### DIRECTIONS:
Each line from the start of the entries through the line that contains "houses_financed = [29, 36, 54, 59, 110, 192]" should be output exactly, please.

### DATA SUPPLIED:
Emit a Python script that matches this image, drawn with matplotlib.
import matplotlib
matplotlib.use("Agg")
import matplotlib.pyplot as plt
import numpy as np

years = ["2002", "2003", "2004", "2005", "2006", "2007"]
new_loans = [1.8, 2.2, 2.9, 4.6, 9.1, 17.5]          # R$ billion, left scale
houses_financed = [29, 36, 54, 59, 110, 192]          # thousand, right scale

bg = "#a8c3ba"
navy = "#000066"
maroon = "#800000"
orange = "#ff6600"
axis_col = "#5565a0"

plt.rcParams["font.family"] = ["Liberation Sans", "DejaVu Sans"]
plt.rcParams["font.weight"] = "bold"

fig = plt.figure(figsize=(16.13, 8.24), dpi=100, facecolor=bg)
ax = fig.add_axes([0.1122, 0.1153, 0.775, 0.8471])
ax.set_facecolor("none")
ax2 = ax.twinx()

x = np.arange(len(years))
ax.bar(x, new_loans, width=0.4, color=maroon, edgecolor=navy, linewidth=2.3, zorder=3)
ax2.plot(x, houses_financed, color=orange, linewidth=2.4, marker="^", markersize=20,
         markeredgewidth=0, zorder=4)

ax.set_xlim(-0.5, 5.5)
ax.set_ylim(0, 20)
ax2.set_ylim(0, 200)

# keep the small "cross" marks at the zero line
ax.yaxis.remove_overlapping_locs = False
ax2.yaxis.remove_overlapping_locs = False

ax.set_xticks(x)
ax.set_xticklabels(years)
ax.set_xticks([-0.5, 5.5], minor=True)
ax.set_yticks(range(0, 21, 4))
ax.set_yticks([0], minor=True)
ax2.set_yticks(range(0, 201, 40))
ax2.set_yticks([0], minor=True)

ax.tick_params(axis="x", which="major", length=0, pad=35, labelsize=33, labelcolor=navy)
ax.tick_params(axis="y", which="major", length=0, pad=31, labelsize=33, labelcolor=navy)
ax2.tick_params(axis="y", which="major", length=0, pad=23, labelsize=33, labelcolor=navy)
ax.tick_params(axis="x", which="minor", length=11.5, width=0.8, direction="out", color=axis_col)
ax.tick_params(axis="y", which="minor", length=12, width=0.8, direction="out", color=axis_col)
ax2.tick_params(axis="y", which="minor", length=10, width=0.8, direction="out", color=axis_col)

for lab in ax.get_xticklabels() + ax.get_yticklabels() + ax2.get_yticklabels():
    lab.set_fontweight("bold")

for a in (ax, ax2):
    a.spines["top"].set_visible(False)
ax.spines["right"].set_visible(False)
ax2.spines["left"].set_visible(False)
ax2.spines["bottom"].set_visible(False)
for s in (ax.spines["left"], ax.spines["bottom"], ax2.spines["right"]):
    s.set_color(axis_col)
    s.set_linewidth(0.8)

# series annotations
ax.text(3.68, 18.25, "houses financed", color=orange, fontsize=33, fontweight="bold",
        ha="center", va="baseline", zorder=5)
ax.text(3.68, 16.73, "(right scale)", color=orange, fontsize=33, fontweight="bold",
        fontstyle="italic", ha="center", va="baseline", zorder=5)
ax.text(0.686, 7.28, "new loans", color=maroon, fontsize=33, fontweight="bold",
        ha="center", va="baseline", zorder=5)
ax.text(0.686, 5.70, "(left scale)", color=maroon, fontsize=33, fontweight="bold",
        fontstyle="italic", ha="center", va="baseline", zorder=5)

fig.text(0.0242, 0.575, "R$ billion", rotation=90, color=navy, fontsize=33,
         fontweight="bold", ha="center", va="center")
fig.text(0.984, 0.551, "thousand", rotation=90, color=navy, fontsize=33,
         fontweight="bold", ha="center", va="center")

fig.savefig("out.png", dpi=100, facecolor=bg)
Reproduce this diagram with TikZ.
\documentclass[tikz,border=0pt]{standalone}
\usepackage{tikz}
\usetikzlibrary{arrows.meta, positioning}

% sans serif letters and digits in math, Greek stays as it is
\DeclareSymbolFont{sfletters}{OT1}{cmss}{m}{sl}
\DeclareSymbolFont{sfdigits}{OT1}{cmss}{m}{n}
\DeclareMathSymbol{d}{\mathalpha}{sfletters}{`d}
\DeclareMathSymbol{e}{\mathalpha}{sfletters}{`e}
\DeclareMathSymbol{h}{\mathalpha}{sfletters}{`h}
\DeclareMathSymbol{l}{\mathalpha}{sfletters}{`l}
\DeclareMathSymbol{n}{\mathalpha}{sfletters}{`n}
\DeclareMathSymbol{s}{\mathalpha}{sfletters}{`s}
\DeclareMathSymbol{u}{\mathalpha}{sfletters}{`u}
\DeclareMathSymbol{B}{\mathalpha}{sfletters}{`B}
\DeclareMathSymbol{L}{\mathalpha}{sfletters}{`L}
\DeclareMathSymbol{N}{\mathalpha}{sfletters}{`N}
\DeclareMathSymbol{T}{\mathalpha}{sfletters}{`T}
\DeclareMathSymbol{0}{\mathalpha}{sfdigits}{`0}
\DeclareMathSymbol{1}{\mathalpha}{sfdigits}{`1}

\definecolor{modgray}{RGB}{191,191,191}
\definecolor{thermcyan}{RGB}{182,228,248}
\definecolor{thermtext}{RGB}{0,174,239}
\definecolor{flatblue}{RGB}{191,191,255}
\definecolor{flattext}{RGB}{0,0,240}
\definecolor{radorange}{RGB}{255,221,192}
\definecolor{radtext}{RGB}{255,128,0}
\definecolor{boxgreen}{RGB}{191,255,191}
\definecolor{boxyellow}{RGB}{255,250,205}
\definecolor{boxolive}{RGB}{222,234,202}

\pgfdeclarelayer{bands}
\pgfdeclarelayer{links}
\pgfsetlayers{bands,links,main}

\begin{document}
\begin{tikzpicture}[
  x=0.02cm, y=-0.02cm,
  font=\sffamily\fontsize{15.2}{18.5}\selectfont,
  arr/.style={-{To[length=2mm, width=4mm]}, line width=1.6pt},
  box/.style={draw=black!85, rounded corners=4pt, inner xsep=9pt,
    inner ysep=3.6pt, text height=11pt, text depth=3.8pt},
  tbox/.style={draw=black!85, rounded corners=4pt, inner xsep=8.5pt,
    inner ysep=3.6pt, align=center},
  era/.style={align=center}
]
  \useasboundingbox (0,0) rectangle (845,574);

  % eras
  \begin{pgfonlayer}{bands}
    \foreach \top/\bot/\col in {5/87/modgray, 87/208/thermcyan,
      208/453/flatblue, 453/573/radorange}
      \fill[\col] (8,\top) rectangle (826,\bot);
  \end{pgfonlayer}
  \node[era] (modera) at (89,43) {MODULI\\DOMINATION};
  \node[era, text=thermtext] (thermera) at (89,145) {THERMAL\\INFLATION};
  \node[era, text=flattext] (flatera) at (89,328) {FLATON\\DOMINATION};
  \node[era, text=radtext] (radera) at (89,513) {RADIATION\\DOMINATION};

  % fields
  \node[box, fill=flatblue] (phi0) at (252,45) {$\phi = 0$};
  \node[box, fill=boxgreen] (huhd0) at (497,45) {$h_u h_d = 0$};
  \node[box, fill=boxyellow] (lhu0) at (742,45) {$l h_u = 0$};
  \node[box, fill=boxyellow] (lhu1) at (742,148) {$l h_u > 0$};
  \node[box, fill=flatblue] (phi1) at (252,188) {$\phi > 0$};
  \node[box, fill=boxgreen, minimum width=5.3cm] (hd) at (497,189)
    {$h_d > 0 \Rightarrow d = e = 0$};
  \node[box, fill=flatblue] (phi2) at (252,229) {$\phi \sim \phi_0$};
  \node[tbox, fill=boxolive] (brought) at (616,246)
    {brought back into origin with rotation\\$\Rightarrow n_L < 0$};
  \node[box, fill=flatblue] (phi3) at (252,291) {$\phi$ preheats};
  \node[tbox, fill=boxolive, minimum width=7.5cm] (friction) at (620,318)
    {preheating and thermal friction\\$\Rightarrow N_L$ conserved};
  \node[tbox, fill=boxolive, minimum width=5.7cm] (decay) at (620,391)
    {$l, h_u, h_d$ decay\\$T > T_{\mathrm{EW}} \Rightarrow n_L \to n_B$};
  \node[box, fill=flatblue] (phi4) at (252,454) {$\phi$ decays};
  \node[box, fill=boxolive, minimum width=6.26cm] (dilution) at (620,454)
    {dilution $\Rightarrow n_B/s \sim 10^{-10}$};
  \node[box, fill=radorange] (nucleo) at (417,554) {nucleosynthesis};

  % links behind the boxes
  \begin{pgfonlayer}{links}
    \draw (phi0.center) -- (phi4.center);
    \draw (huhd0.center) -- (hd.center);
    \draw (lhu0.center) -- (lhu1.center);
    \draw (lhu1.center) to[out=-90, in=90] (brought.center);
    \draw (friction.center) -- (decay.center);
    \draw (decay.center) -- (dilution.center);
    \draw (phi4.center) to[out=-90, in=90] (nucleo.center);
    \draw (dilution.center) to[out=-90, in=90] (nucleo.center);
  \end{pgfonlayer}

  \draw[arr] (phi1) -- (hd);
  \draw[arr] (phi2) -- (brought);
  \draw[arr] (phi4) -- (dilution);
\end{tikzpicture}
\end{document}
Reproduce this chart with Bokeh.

### OUTPUT FOR THIS TASK:
Emit a Python script that matches this image, drawn with matplotlib.
import matplotlib
matplotlib.use("Agg")
import matplotlib.pyplot as plt
import numpy as np

years = ["2002", "2003", "2004", "2005", "2006", "2007"]
new_loans = [1.8, 2.2, 2.9, 4.6, 9.1, 17.5]          # R$ billion, left scale
houses_financed = [29, 36, 54, 59, 110, 192]          # thousand, right scale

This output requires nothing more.